KEY POINTS:
The New Zealand sharemarket closed at a four-month low today as investors punished top stock Telecom for a disappointing annual result.
The benchmark NZSX-50 index lost 15.79 points, or 0.4 per cent, to 4122.41 on turnover totalling $171 million.
The index has shed over 100 points during the week, and has lost ground in six consecutive sessions amid global seesawing on the back of US credit concerns.
"People are just running a bit scared, there's a reasonable amount of volatility around and I think people are just holding fire," said Campbell Stuart of UBS.
Telecom shed 3.4 per cent, or 15c, to a 10-month low of 432 after forecasting a fall of up to 8 per cent in New Zealand earnings before interest, tax, depreciation and amortisation this year.
The forecast for group net earnings after tax of between $680m to $720m was below analyst expectations of $757m.
Telecom announced a bottom line annual profit of $3.02 billion, two-thirds of it from the sale of the Yellow Pages Group.
"The Telecom result, and then the Commerce Commission coming out straight after it, set a slightly negative tone that people weren't quite expecting, and the market's just continued to fade," Mr Stuart said.
The Commerce Commission said in a draft report it recommended regulation of mobile roaming after rejecting an undertaking from Vodafone, which it said did not go far enough to encourage competition in New Zealand's mobile duopoly.
In contrast, second-ranked Fletcher Building surged 2.8 per cent, or 34c, to 1250 after announcing the planned closure of its board plant in south Auckland, with the loss of 65 jobs.
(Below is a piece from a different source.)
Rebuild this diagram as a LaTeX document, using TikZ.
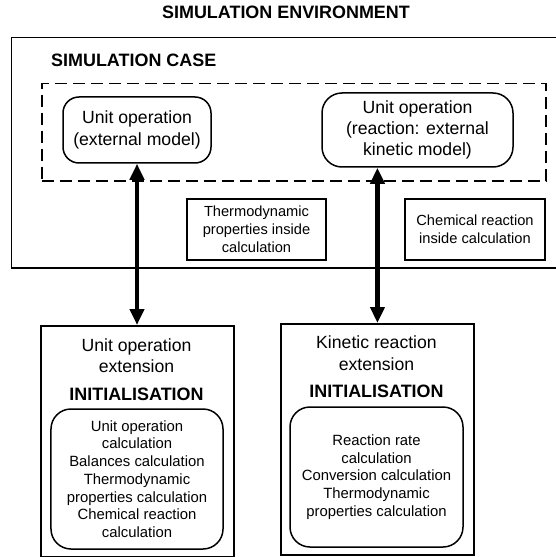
\documentclass[tikz,border=0pt]{standalone}
\usepackage{fontspec}
\setmainfont{Liberation Sans}
\usetikzlibrary{arrows.meta}
\begin{document}
\begin{tikzpicture}[x=1bp,y=-1bp,
  box/.style={draw, line width=1.5bp, inner sep=0pt, align=center},
  roundbox/.style={box, rounded corners=17bp},
  extbox/.style={draw, line width=1.9bp, inner sep=0pt, anchor=north west,
                 minimum width=193bp, minimum height=231bp},
  bodytext/.style={font=\fontsize{17.7}{21.5}\selectfont, align=center},
  smalltext/.style={font=\fontsize{14.7}{18.2}\selectfont, align=center},
  heading/.style={font=\bfseries\fontsize{18}{21}\selectfont, inner sep=0pt},
  biarrow/.style={line width=4.5bp,
                  {Triangle[length=16bp,width=14bp]}-{Triangle[length=16bp,width=14bp]}}
]
\useasboundingbox (0,0) rectangle (556,557);

% simulation environment and case
\node[heading] (envtitle) at (286,12.5) {SIMULATION ENVIRONMENT};
\node[box, anchor=north west, minimum width=547.5bp, minimum height=230bp] (env) at (10.5,37) {};
\node[heading, anchor=west] (casetitle) at (51,60) {SIMULATION CASE};
\node[draw, line width=1.5bp, dash pattern=on 12bp off 6bp, anchor=north west,
      minimum width=504bp, minimum height=97bp, inner sep=0pt] (case) at (41,83) {};

% unit operations inside the case
\node[roundbox, bodytext, minimum width=148bp, minimum height=66bp, rounded corners=16bp]
  (uo) at (137,130) {Unit operation\\(external model)};
\node[roundbox, bodytext, minimum width=191bp, minimum height=74bp, rounded corners=20bp]
  (uorx) at (417.5,130) {Unit operation\\(reaction: external\\kinetic model)};

% internal calculations
\node[box, smalltext, minimum width=139bp, minimum height=61bp]
  (thermo) at (256.5,229.5) {Thermodynamic\\properties inside\\calculation};
\node[box, smalltext, minimum width=140bp, minimum height=61bp]
  (chem) at (475,229.5) {Chemical reaction\\inside calculation};

% extensions
\node[extbox] (uoext) at (40,325) {};
\node[bodytext, inner sep=0pt] (uoextname) at (136.5,355.5) {Unit operation\\extension};
\node[heading] (uoinit) at (136.5,394) {INITIALISATION};
\node[roundbox, smalltext, minimum width=172bp, minimum height=140bp, rounded corners=20bp,
      font=\fontsize{14.9}{17.8}\selectfont]
  (uocalc) at (137,479) {Unit operation\\calculation\\Balances calculation\\Thermodynamic\\properties calculation\\Chemical reaction\\calculation};

\node[extbox] (kinext) at (280,323) {};
\node[bodytext, inner sep=0pt] (kinextname) at (376.5,353) {Kinetic reaction\\extension};
\node[heading] (kininit) at (376.5,391) {INITIALISATION};
\node[roundbox, smalltext, minimum width=173bp, minimum height=140bp, rounded corners=20bp,
      font=\fontsize{14.9}{17.8}\selectfont]
  (kincalc) at (376.5,477) {Reaction rate\\calculation\\Conversion calculation\\Thermodynamic\\properties calculation};

% data exchange between case and extensions
\draw[biarrow] (uo.south) -- (uo.south |- uoext.north);
\draw[biarrow] (kinext.north |- uorx.south) -- (kinext.north);
\end{tikzpicture}
\end{document}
The company also said it had purchased Australian-based AG&S Building Systems and Hi Tech Pty Ltd, trading as Fair Dinkum Homes and Sheds.
Among other blue chips, Contact Energy was up 13c at 930, Auckland Airport was flat at 328, Fisher & Paykel Healthcare was up a cent at 329, and F&P Appliances lost 9c to 348.
Retirement village company Ryman Healthcare rose 5c to 209 after affirming annual earnings guidance of 20 per cent growth.
The Warehouse rose 14c to 625 after saying it had joined appeals by Woolworths and Foodstuffs against the Commerce Commission's rejection of their applications to take over the Red Shed owner.
Air New Zealand was flat at 266 after news it is buying four Boeing long-haul 777-300ER planes and retaining its fuel surcharge.
Nuplex was up 5c at 685 and Mainfreight gained 5c to 745, while Freightways was down 12c at 385.
Among dual-listed stocks, ANZ was up 55c at 3120, Westpac gained 55c to 2900, AMP lost 7c to 1110, and Lion Nathan rose 20c to 980.
Japan's Nikkei average rose 0.1 per cent, and Australia's benchmark S&P/ASX 200 index was also little changed, up 4.8 points at 6016.
Earlier on Wall Street, US stocks rose in another late rally as enthusiasm about strong earnings tempered nervousness about more weakness in credit conditions with news another mortgage lender may fold.